Twenty historians from seven countries attended a conference yesterday organized by the Goguryeo Research Foundation, a Korean group. Several of the academics appeared, like Korean scholars and the general public, to be upset at the Chinese claims.
O. Batsaikhan, 42, a Mongolian historian, said his country had complaints similar to Korea’s about Chinese attempts to “distort history.”
“China is saying that Genghis Khan was Chinese,” the scholar said. “China started weaving Mongolian history into its own history a long time ago. Mongolia and Korea need to join in solidarity on this issue and stand up to China.”
The discussion heated up when a Chinese historian presented a thesis that echoed the Chinese position that has stirred Koreans. This was the first time that a Chinese expert had visited Korea to brave the storm here.
“During Goguryeo times from 37 B.C. to 668, the kingdom was a minority group and a provincial government of China,” said Sun Jinji, a director of the Sunyang Research Center for East Asian Studies. “The present is the standard by which history should be judged. The land that Goguryeo occupied now belongs to China, making China the major successor. The two Koreas share the history.”
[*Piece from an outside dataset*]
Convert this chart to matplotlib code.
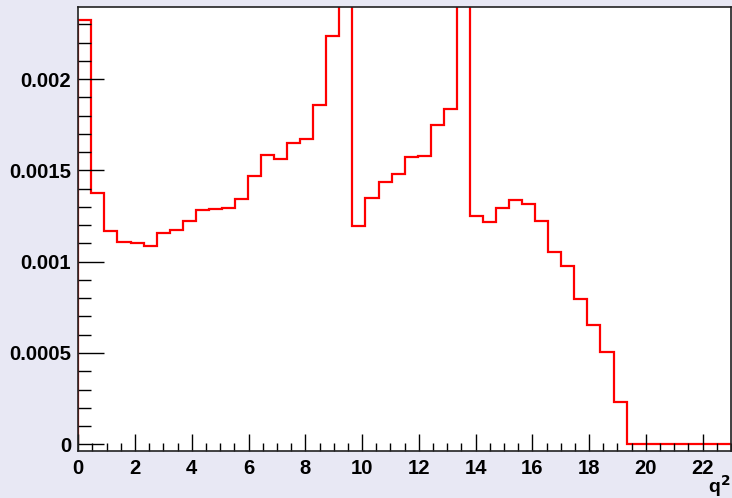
import numpy as np
import matplotlib
matplotlib.use("Agg")
from matplotlib import pyplot as plt
from matplotlib.ticker import MultipleLocator, FuncFormatter

# histogram: 50 bins from 0 to 23
bin_edges = np.linspace(0, 23, 51)
counts = [
    0.002324, 0.001378, 0.001170, 0.001106, 0.001102, 0.001088, 0.001157, 0.001174,
    0.001225, 0.001285, 0.001290, 0.001296, 0.001342, 0.001471, 0.001583, 0.001561,
    0.001648, 0.001670, 0.001858, 0.002234, 0.003000, 0.001197, 0.001350, 0.001438,
    0.001482, 0.001572, 0.001581, 0.001750, 0.001836, 0.002700, 0.001250, 0.001215,
    0.001292, 0.001336, 0.001314, 0.001223, 0.001055, 0.000976, 0.000796, 0.000653,
    0.000505, 0.000232, 0.0, 0.0, 0.0, 0.0, 0.0, 0.0, 0.0, 0.0,
]

plt.rcParams['font.family'] = ['Liberation Sans', 'DejaVu Sans']
plt.rcParams['font.weight'] = 'bold'

fig = plt.figure(figsize=(7.32, 4.98), dpi=100, facecolor='#e8e8f4')
ax = fig.add_axes([78.3 / 732, 1 - 451 / 498, (731 - 78.3) / 732, (451 - 7.3) / 498])
ax.set_facecolor('white')

ax.stairs(counts, bin_edges, color='#ff0000', lw=1.6)

ax.set_xlim(0, 23)
ax.set_ylim(-0.0000367, 0.002393)

ax.xaxis.set_major_locator(MultipleLocator(2))
ax.xaxis.set_minor_locator(MultipleLocator(0.5))
ax.yaxis.set_major_locator(MultipleLocator(0.0005))
ax.yaxis.set_minor_locator(MultipleLocator(0.0001))
ax.yaxis.set_major_formatter(FuncFormatter(lambda v, p: '0' if abs(v) < 1e-12 else ('%g' % v)))

ax.tick_params(axis='both', which='both', direction='in', labelsize=14.6, colors='black')
ax.tick_params(axis='y', which='major', length=19, width=1, pad=5)
ax.tick_params(axis='y', which='minor', length=9, width=1)
ax.tick_params(axis='x', which='major', length=12.5, width=1, pad=6)
ax.tick_params(axis='x', which='minor', length=6, width=1)

for s in ax.spines.values():
    s.set_linewidth(1.2)
    s.set_color('#222222')

fig.text(730 / 732, 1 - 492.5 / 498, 'q$^{\\mathbf{2}}$', ha='right', va='baseline',
         fontsize=14, fontweight='bold')

plt.savefig("out.png", dpi=100, facecolor=fig.get_facecolor())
That assertion provoked outcries from other panelists. Pankaj Mohan, an Indian Asian Studies teacher at the University of Sydney, asked him, “If today is the standard, then are you saying that the Buddha is a Nepalese because his birth place is now part of Nepal?” Winding up, he continued, “If China one day annexed Nepal, then would that mean that Buddha would become a Chinese? One’s history cannot change with borders.”
J. B. Duncan of the University of California Los Angeles, joined the fray. “For the last 1,000 years, Goguryeo was an important factor in helping modern Korea find its identity,” he said. “Goguryeo is part of Korean history.”